One of the other attractions was a so-called House of Glass, a rather feeble walk-through attraction that would have been challenging if the glass walled maze had been highly cleaned and polished, but unfortunately the suspended grit always tipped us off which passageway to take and which would result in a face-plant. A number of other carnival flat rides were scattered around the field and between the plain asphalt midways; a Flying Scooters was most likely to please the traveling enthusiasts, but I most wanted to try the HUSS Troika and Schwarzkopf Bayern Curve they had placed on the open grass in the field next to the Afterburner. Both were closed. A height and weight restriction also prevented me from boarding the Safari Kiddie Coaster (an Allen Herschell Little Dipper model), not that that was any great loss.

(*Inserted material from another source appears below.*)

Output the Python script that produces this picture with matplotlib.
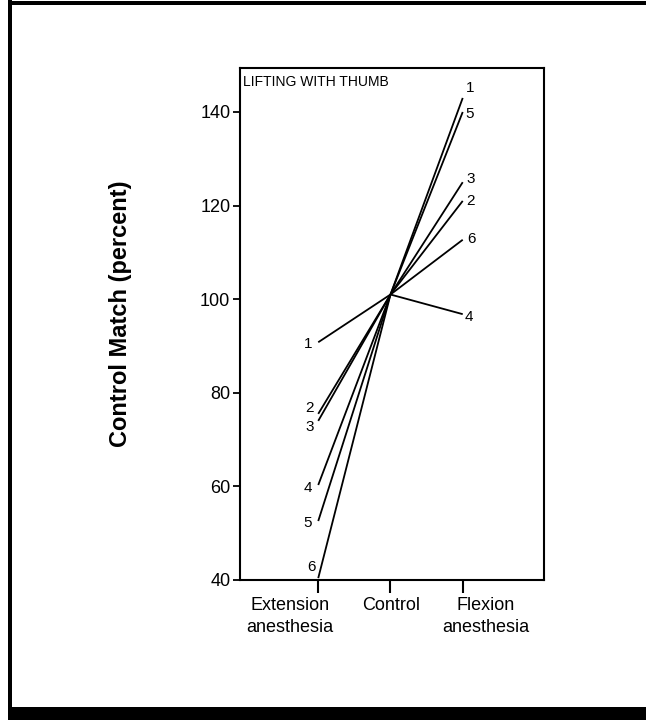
import matplotlib

matplotlib.use("Agg")
import matplotlib.pyplot as plt
import matplotlib.transforms as mtransforms
from matplotlib.patches import Rectangle

plt.rcParams["font.family"] = ["Liberation Sans", "DejaVu Sans"]

# Conditions on the x axis
conditions = ["Extension\nanesthesia", "Control", "Flexion\nanesthesia"]
subjects = ["1", "2", "3", "4", "5", "6"]
extension = [90.8, 75.5, 74.0, 60.3, 52.6, 40.4]
control = [101, 101, 101, 101, 101, 101]
flexion = [143, 121, 125, 96.8, 140, 112.7]

# label offsets in pixels (dx, dy) from line ends
ext_off = [(-10, -2), (-9, 6), (-9, -6), (-10, -3), (-11, -2), (-7, 11)]
flex_off = [(7, 10), (8, 0), (8, 3), (6, -3), (7, -2), (9, 1)]
# horizontal shift of the category labels away from their ticks (pixels)
label_shift = [-28, 1, 23]

fig = plt.figure(figsize=(6.46, 7.2), dpi=100)
ax = fig.add_axes([240 / 646, 1 - 580 / 720, 304 / 646, 512 / 720])

x = range(len(conditions))
for i, s in enumerate(subjects):
    ax.plot(x, [extension[i], control[i], flexion[i]], color="black", lw=1.3,
            solid_capstyle="butt")
    ax.annotate(s, (0, extension[i]), xytext=ext_off[i], textcoords="offset pixels",
                ha="center", va="center", fontsize=11)
    ax.annotate(s, (2, flexion[i]), xytext=flex_off[i], textcoords="offset pixels",
                ha="center", va="center", fontsize=11)

ax.set_xlim(-1.083, 3.125)
ax.set_ylim(40, 149.4)
ax.set_yticks([40, 60, 80, 100, 120, 140])
ax.set_xticks(list(x))
ax.set_xticklabels(conditions, fontsize=13, linespacing=1.38)
ax.tick_params(axis="y", direction="out", length=5, width=1.3, labelsize=13, pad=2)
ax.tick_params(axis="x", direction="out", length=9, width=1.5, pad=3)
for lbl, dx in zip(ax.get_xticklabels(), label_shift):
    lbl.set_transform(lbl.get_transform()
                      + mtransforms.ScaledTranslation(dx / 100, 0, fig.dpi_scale_trans))
for sp in ax.spines.values():
    sp.set_linewidth(1.5)

ax.text(0.01, 0.987, "LIFTING WITH THUMB", transform=ax.transAxes,
        ha="left", va="top", fontsize=10)

fig.text(120 / 646, 1 - 314 / 720, "Control Match (percent)", rotation=90,
         ha="center", va="center", fontsize=17, fontweight="bold")

# page frame
fig.add_artist(Rectangle((8 / 646, 0), 4 / 646, 1, transform=fig.transFigure,
                         color="black", lw=0))
fig.add_artist(Rectangle((8 / 646, 1 - 5 / 720), 1, 4 / 720, transform=fig.transFigure,
                         color="black", lw=0))
fig.add_artist(Rectangle((8 / 646, 0), 1, 13 / 720, transform=fig.transFigure,
                         color="black", lw=0))

fig.savefig("out.png", dpi=100)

Like the ride park, the attached zoo was a similarly simple affair, and I’m hopeful that since the closure of Fun Spot most of the animals have moved on to better (or larger) homes. A number of big cats resided here; lions, tigers, and a black panther all either paced in their cages tirelessly, or rolled belly up to soak in the sun. I believe most of these animals were rescued either after suffering injuries in the wild or from regional homeowners wanting an exotic pet and then neglecting to properly care for their specialized needs (sadly this happens much more often than most of us would ever guess). While the wide open spaces of rural Indiana might have made a good setting for an African veldt, the only other animals Fun Spot had were several tropical birds and a collection of deer… possibly collected locally? For whatever reason their pen had a big old boat in the middle of it but the spotted fawns were adorable, either intrigued by the movement and smell of the human beings or they thought we had food to give them, as they all followed us around the barrier.

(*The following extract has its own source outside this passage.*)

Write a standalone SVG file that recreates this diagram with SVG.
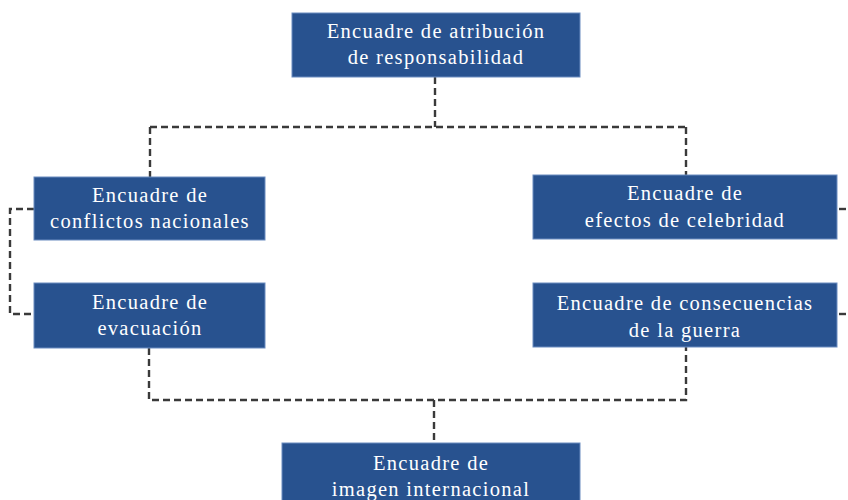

Finally at noon the Afterburner opened. Despite being Fun Spot’s star attraction there was no pathway leading to the entrance, you just have to walk across the worn-out dirt pathway in the grass to reach the little concrete pad demarking the entrance stairwell. This was the fourth Arrow shuttle loop in operation around the world, and the second of three I would go on that I generally liked. The most hated part about these coasters is the climb to the top, but once up there we were allowed to ride as many times as we wanted before going back down. I elected to ride four times. There’s a small electric launch out of the station, the four-car flame-emblazoned train scurries down a sharp drop (airtime for everyone, especially in the back), through a very tight, disorienting loop, then up an opposing raised hill (airtime for everyone, especially in the front), where a long straight away gives one time to wonder just how close to the edge you’ll get before the brakes engage.

Wham. We’re stopped.

Rather than hurry with the return trip, the actually have an employee sitting under a small canopy sipping Gatorade who will check if everyone’s okay and ready for the launch backwards. It was rather unusual to have a mid-ride conversation, and the extra time spent waiting for the reverse launch allowed me to soak in what a beautiful day it was, surveying the fields and farmland stretching for miles ahead.  Eventually the return electric motor kicks in and gently pushes the train to about ten miles per hour in the reverse direction; those in the front are treated to an even wilder burst of backwards airtime before hitting the loop (also more intense backwards) and the final weightless crest back into the station. The operators don’t really ask if you want to go again but if you stay seated or move to a different row, that much is assumed.

 We planned this to be a quick stop on the way to Indiana Beach for the newly-opened Steel Hawg, but halfway through our visit we called that park and discovered it would not be operating so we decided to postpone that trip for later next week (it would be closed for that visit anyway), hang out in Fun Spot for a little while longer, and then hit the road back to Lansing. We were back in the dark air-conditioning of my grandparents home in time for lunch.